The Minister in Charge of Tourist Activities and Immigration was a ministry in the government of New South Wales, responsible for promoting New South Wales as a place to visit and encouraging migration through its offices in London, and for the management of government-owned resorts. It was created in 1946 and abolished in 1950.

Role and responsibilities 
A government agency responsible for tourism and immigration was first created in 1905, the Intelligence Department, whose duties were "designed to make the attractions and possibilities of the State better known at home and a abroad, and to promote settlement on the land and to encourage immigration". It was renamed the Immigration and Tourist Bureau in 1908. In 1919 the bureau was divided into two separate agencies, with immigration becoming the responsibility of the Minister for Labour and Industry while the Tourist Bureau was the responsibility of the Chief Secretary. In 1938 Management of the Tourist Bureau was transferred to the Department of Railways. The responsibilities of the Tourist Bureau were managing the tourist resorts at Jenolan Caves, Jenolan Caves House, Abercrombie Caves, Yarrangobilly Caves, Wombeyan Caves and Hotel Kosciusko. The also conducted tours and published promotional material on NSW tourist attractions.

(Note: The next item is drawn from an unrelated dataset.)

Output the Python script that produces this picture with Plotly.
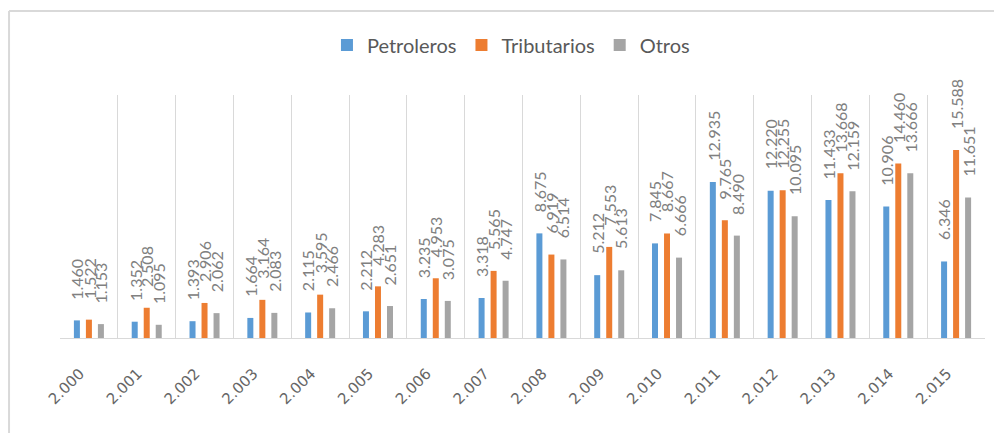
import plotly.graph_objects as go

years = [2000, 2001, 2002, 2003, 2004, 2005, 2006, 2007,
         2008, 2009, 2010, 2011, 2012, 2013, 2014, 2015]
petroleros = [1460, 1352, 1393, 1664, 2115, 2212, 3235, 3318,
              8675, 5212, 7845, 12935, 12220, 11433, 10906, 6346]
tributarios = [1522, 2508, 2906, 3164, 3595, 4283, 4953, 5565,
               6919, 7553, 8667, 9765, 12255, 13668, 14460, 15588]
otros = [1153, 1095, 2062, 2083, 2466, 2651, 3075, 4747,
         6514, 5613, 6666, 8490, 10095, 12159, 13666, 11651]

series = [("Petroleros", petroleros, "#5B9BD5"),
          ("Tributarios", tributarios, "#ED7D31"),
          ("Otros", otros, "#A5A5A5")]


def fmt(v):
    return f"{v:,}".replace(",", ".")


categories = [fmt(y) for y in years]

fig = go.Figure()
for name, vals, color in series:
    fig.add_trace(go.Bar(x=categories, y=vals, name=name,
                         marker=dict(color=color, line=dict(width=0))))

annotations = []
shifts = [-12, 0, 12]
for (name, vals, color), xs in zip(series, shifts):
    for i, v in enumerate(vals):
        annotations.append(dict(
            x=i, y=v, xref="x", yref="y", text=fmt(v), showarrow=False,
            textangle=-90, xanchor="center", yanchor="bottom",
            xshift=xs, yshift=19,
            font=dict(family="Lato, sans-serif", size=16, color="#808080")))

fig.update_layout(
    width=994, height=425,
    margin=dict(l=52, r=17, t=87, b=95, autoexpand=False),
    paper_bgcolor="white", plot_bgcolor="white",
    barmode="group", bargap=0.377, bargroupgap=0.5,
    showlegend=True,
    legend=dict(orientation="h", x=0.506, xref="container", xanchor="center",
                y=0.913, yref="container", yanchor="middle",
                font=dict(family="Lato, sans-serif", size=20, color="#595959"),
                itemclick=False),
    annotations=annotations,
    shapes=[
        dict(type="line", xref="paper", yref="paper", x0=-0.0551, x1=-0.0551,
             y0=-0.5, y1=1.3457, line=dict(color="#d9d9d9", width=2)),
        dict(type="line", xref="paper", yref="paper", x0=-0.0551, x1=1.05,
             y0=1.3457, y1=1.3457, line=dict(color="#d9d9d9", width=2)),
    ],
)
fig.update_xaxes(type="category", tickson="boundaries", showgrid=True,
                 gridcolor="#d9d9d9", gridwidth=1, showline=True,
                 linecolor="#d9d9d9", linewidth=1, ticks="", tickangle=-45,
                 ticklabelstandoff=20, ticklabelshift=-9, automargin=False,
                 tickfont=dict(family="DejaVu Sans, sans-serif", size=15,
                               color="#666666"))
fig.update_yaxes(visible=False, range=[0, 20150])

fig.write_html("out.html")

The elevation of tourist activities to a ministerial level was controversial. The Premier William McKell stated that there was a need for a Minister to devote himself to these matters and that "It is becoming increasingly, recognised, not only here but throughout the world, that we have much to offer the tourist, but to take full advantage of our opportunities we must take active steps to organise the trade and provide the facilities required". The Sydney Morning Herald criticised the unnecessary cost of the portfolio, stating there was no justification for the new office as immigration was a commonwealth matter and the political sphere was the worst way to develop tourist activities. 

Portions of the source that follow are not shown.